TO BE DONE >>
In the data below, find every line that has the string "this", and copy it.

DATA TO USE >>
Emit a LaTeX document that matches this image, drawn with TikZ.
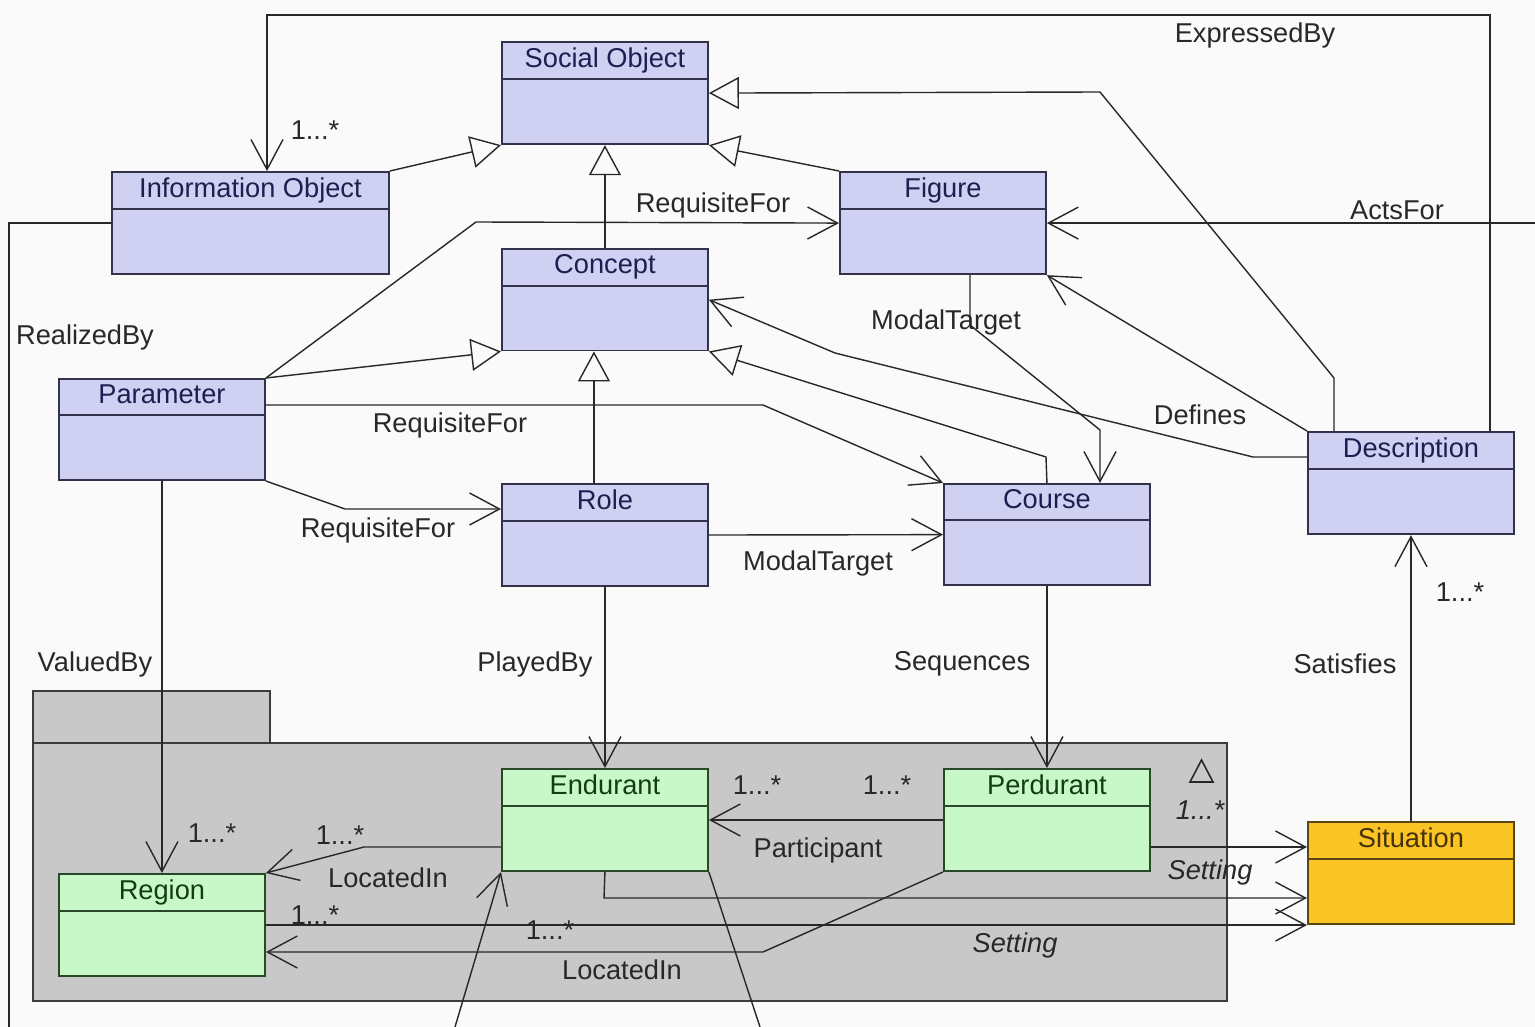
\documentclass[tikz,border=0pt]{standalone}
\usepackage{fontspec}
\setmainfont{Liberation Sans}
\usepackage{xcolor}
\usetikzlibrary{shapes.multipart,arrows.meta,positioning}

\definecolor{bgc}{RGB}{250,250,250}
\definecolor{linec}{RGB}{40,40,40}
\definecolor{lav}{RGB}{208,208,242}
\definecolor{lavline}{RGB}{50,50,72}
\definecolor{lavtext}{RGB}{30,30,80}
\definecolor{entfill}{RGB}{200,248,200}
\definecolor{entline}{RGB}{40,72,40}
\definecolor{enttext}{RGB}{20,60,20}
\definecolor{sitfill}{RGB}{250,196,36}
\definecolor{sitline}{RGB}{90,70,20}
\definecolor{sittext}{RGB}{70,50,10}
\definecolor{pkgfill}{RGB}{200,200,200}
\definecolor{pkgline}{RGB}{60,60,60}

\newcommand\hdstrut{\rule[-0.11cm]{0pt}{0.48cm}}
\newcommand\bodystrut{\rule{0pt}{1.06cm}}

\begin{document}
\begin{tikzpicture}[
    x=0.02cm, y=-0.02cm,
    font=\fontsize{15.5}{18}\selectfont,
    cls/.style={rectangle split, rectangle split parts=2, draw=lavline, fill=lav, text=lavtext,
        line width=1.1pt, minimum width=4.12cm, inner ysep=0.1cm, anchor=north west},
    ent/.style={cls, draw=entline, fill=entfill, text=enttext},
    sit/.style={cls, draw=sitline, fill=sitfill, text=sittext},
    conn/.style={draw=linec, line width=0.8pt},
    assoc/.style={conn, -{Straight Barb[length=0.6cm,width=0.64cm]}},
    gen/.style={conn, -{Triangle[length=0.6cm,width=0.64cm,fill=bgc]}},
    lbl/.style={text=linec, inner sep=0pt},
    ilbl/.style={lbl, font=\fontsize{15.5}{18}\selectfont\itshape}
]
    \useasboundingbox (0,0) rectangle (1535,1027);
    \fill[bgc] (0,0) rectangle (1535,1027);

    % package
    \draw[pkgline, fill=pkgfill, line width=1.1pt] (33,691) rectangle (270,743);
    \draw[pkgline, fill=pkgfill, line width=1.1pt] (33,743) rectangle (1227,1001);
    \draw[linec, line width=0.9pt] (1190,782) -- (1213,782) -- (1201.5,760) -- cycle;

    % classes
    \node[cls] (social) at (501,41) {\hdstrut Social Object\nodepart{second}\bodystrut};
    \node[cls, minimum width=5.54cm] (info) at (111,171) {\hdstrut Information Object\nodepart{second}\bodystrut};
    \node[cls] (figure) at (839,171) {\hdstrut Figure\nodepart{second}\bodystrut};
    \node[cls] (concept) at (501,248) {\hdstrut Concept\nodepart{second}\bodystrut};
    \node[cls] (param) at (58,378) {\hdstrut Parameter\nodepart{second}\bodystrut};
    \node[cls] (role) at (501,483) {\hdstrut Role\nodepart{second}\bodystrut};
    \node[cls] (course) at (943,483) {\hdstrut Course\nodepart{second}\bodystrut};
    \node[cls] (desc) at (1307,431) {\hdstrut Description\nodepart{second}\bodystrut};
    \node[ent] (endurant) at (501,768) {\hdstrut Endurant\nodepart{second}\bodystrut};
    \node[ent] (perd) at (943,768) {\hdstrut Perdurant\nodepart{second}\bodystrut};
    \node[ent] (region) at (58,873) {\hdstrut Region\nodepart{second}\bodystrut};
    \node[sit] (sit) at (1307,821) {\hdstrut Situation\nodepart{second}\bodystrut};

    \coordinate (realbot) at (9,1027);
    \coordinate (actsin) at (1535,222);
    \coordinate (botin) at (455,1027);
    \coordinate (botout) at (760,1027);

    % generalisations
    \draw[gen] (info.north east) -- (social.south west);
    \draw[gen] (figure.north west) -- (social.south east);
    \draw[gen] (concept.north) -- (social.south);
    \draw[gen] (1334,0 |- desc.north) -- (1334,378) -- (1100,92) -- (social.east);
    \draw[gen] (param.north east) -- (concept.south west);
    \draw[gen] ([xshift=-0.22cm]role.north) -- ([xshift=-0.22cm]concept.south);
    \draw[gen] (course.north) -- (1046,457) -- (concept.south east);

    % associations
    \draw[assoc] (1490,0 |- desc.north) -- (1490,15) -- (267,15) -- (267,0 |- info.north);
    \draw[conn] (info.west) -- (realbot |- info.west) -- (realbot);
    \draw[assoc] (actsin |- figure.east) -- (figure.east);
    \draw[assoc] (param.north east) -- (476,222) -- (figure.west);
    \draw[assoc] ([yshift=-0.52cm]desc.north west) -- (1253,457) -- (835,353) -- (concept.east);
    \draw[assoc] (desc.north west) -- (figure.south east);
    \draw[assoc] (970,0 |- figure.south) -- (970,325) -- (1100,430) -- (1100,0 |- course.north);
    \draw[assoc] ([yshift=-0.54cm]param.north east) -- (763,405) -- (course.north west);
    \draw[assoc] (param.south east) -- (345,509) -- (role.west |- 0,509);
    \draw[assoc] (role.east) -- (course.west);
    \draw[assoc] (param.south) -- (region.north);
    \draw[assoc] (role.south) -- (endurant.north);
    \draw[assoc] (course.south) -- (perd.north);
    \draw[assoc] (sit.north) -- (desc.south);
    \draw[assoc] (perd.west) -- (endurant.east);
    \draw[assoc] (endurant.west |- 0,847) -- (364,847) -- (region.north east);
    \draw[assoc] (perd.south west) -- (763,952) -- (region.east |- 0,952);
    \draw[assoc] (perd.east |- 0,847) -- (sit.west |- 0,847);
    \draw[assoc] (endurant.south) -- (604,898) -- (sit.west |- 0,898);
    \draw[assoc] (region.east) -- (sit.west |- region.east);
    \draw[assoc] (botin) -- (endurant.south west);
    \draw[conn] (endurant.south east) -- (botout);

    % labels
    \node[lbl] (l-expr) at (1255,35) {ExpressedBy};
    \node[lbl] (m-info) at (315,130) {1...*};
    \node[lbl] (l-reqfig) at (713,205) {RequisiteFor};
    \node[lbl] (l-acts) at (1397,210) {ActsFor};
    \node[lbl] (l-real) at (85,337) {RealizedBy};
    \node[lbl] (l-modfig) at (946,322) {ModalTarget};
    \node[lbl] (l-def) at (1200,415) {Defines};
    \node[lbl] (l-reqcourse) at (450,425) {RequisiteFor};
    \node[lbl] (l-reqrole) at (378,530) {RequisiteFor};
    \node[lbl] (l-modrole) at (818,563) {ModalTarget};
    \node[lbl] (l-val) at (95,664) {ValuedBy};
    \node[lbl] (l-play) at (535,664) {PlayedBy};
    \node[lbl] (l-seq) at (962,664) {Sequences};
    \node[lbl] (l-sat) at (1345,664) {Satisfies};
    \node[lbl] (m-desc) at (1460,592) {1...*};
    \node[lbl] (m-endpart) at (757,785) {1...*};
    \node[lbl] (m-perdpart) at (887,785) {1...*};
    \node[ilbl] (m-sit) at (1200,810) {1...*};
    \node[lbl] (m-region) at (212,833) {1...*};
    \node[lbl] (m-loc) at (340,835) {1...*};
    \node[lbl] (l-part) at (818,850) {Participant};
    \node[ilbl] (l-set1) at (1210,872) {Setting};
    \node[lbl] (l-loc1) at (388,878) {LocatedIn};
    \node[lbl] (m-reg2) at (315,915) {1...*};
    \node[lbl] (m-reg3) at (550,930) {1...*};
    \node[ilbl] (l-set2) at (1015,945) {Setting};
    \node[lbl] (l-loc2) at (622,970) {LocatedIn};
\end{tikzpicture}
\end{document}
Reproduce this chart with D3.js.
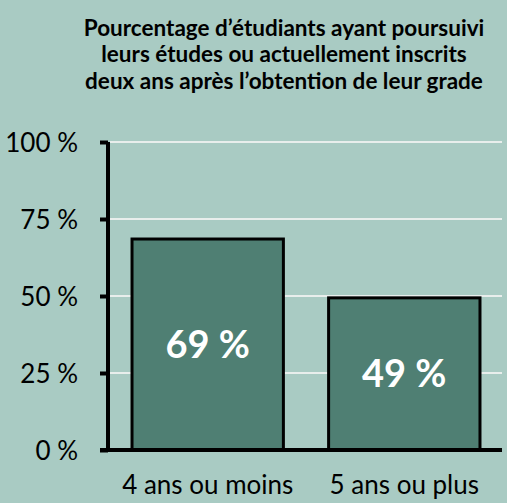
<!DOCTYPE html>
<html><head><meta charset="utf-8">
<script src="https://cdn.jsdelivr.net/npm/d3@7"></script>
<style>html,body{margin:0;padding:0;background:#a9cbc3;}svg{display:block;}</style>
</head><body>
<script>
const categories = ["4 ans ou moins", "5 ans ou plus"];
const values = [68.5, 49.4];
const valueLabels = ["69 %", "49 %"];
const tickValues = [0, 25, 50, 75, 100];
const titleLines = ["Pourcentage d\u2019étudiants ayant poursuivi", "leurs études ou actuellement inscrits", "deux ans après l\u2019obtention de leur grade"];

const W = 507, H = 503;
const font = "Lato, 'Open Sans', sans-serif";
const svg = d3.select("body").append("svg").attr("width", W).attr("height", H);
svg.append("rect").attr("width", W).attr("height", H).attr("fill", "#a9cbc3");

const y = d3.scaleLinear().domain([0, 100]).range([450, 142]);
const x = d3.scaleBand().domain(categories).range([110, 502]).paddingInner(0.23).paddingOuter(0.112);

// gridlines
svg.append("g").selectAll("line").data(tickValues.filter(d => d > 0)).join("line")
  .attr("x1", 110).attr("x2", 502).attr("y1", d => y(d)).attr("y2", d => y(d))
  .attr("stroke", "#e8eeec").attr("stroke-width", 2);

// bars
svg.append("g").selectAll("rect").data(values).join("rect")
  .attr("x", (d, i) => x(categories[i]))
  .attr("width", x.bandwidth())
  .attr("y", d => y(d))
  .attr("height", d => y(0) - y(d))
  .attr("fill", "#4f7f73").attr("stroke", "#000").attr("stroke-width", 3);

// y axis
const yAxis = d3.axisLeft(y).tickValues(tickValues).tickFormat(d => d + " %").tickSize(8).tickPadding(22);
const gy = svg.append("g").attr("transform", "translate(108,0)").call(yAxis);
gy.select(".domain").attr("d", `M0,${y(100)}V${y(0)}`).attr("stroke", "#000").attr("stroke-width", 4);
gy.selectAll(".tick line").attr("stroke", "#000").attr("stroke-width", 4);
gy.selectAll(".tick text").attr("font-family", font).attr("font-size", 26).attr("fill", "#000").attr("dy", "0.36em");

// x axis
const xAxis = d3.axisBottom(x).tickSize(0).tickPadding(26);
const gx = svg.append("g").attr("transform", `translate(0,${y(0)})`).call(xAxis);
gx.select(".domain").attr("d", `M100,0H502`).attr("stroke", "#000").attr("stroke-width", 4);
gx.selectAll(".tick text").attr("font-family", font).attr("font-size", 26).attr("fill", "#000");

// bar labels
svg.append("g").selectAll("text").data(values).join("text")
  .attr("x", (d, i) => x(categories[i]) + x.bandwidth() / 2)
  .attr("y", d => (y(d) + y(0)) / 2 + 13)
  .attr("text-anchor", "middle")
  .attr("font-family", font).attr("font-weight", "bold").attr("font-size", 38).attr("fill", "#fff")
  .text((d, i) => valueLabels[i]);

// title
svg.append("g").selectAll("text").data(titleLines).join("text")
  .attr("x", 284).attr("y", (d, i) => 36 + i * 26.3)
  .attr("text-anchor", "middle")
  .attr("font-family", font).attr("font-weight", "bold").attr("font-size", 22.5).attr("fill", "#000")
  .text(d => d);
</script>
</body></html>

SOLUTION >>
Emit a LaTeX document that matches this image, drawn with TikZ.
Reproduce this chart with D3.js.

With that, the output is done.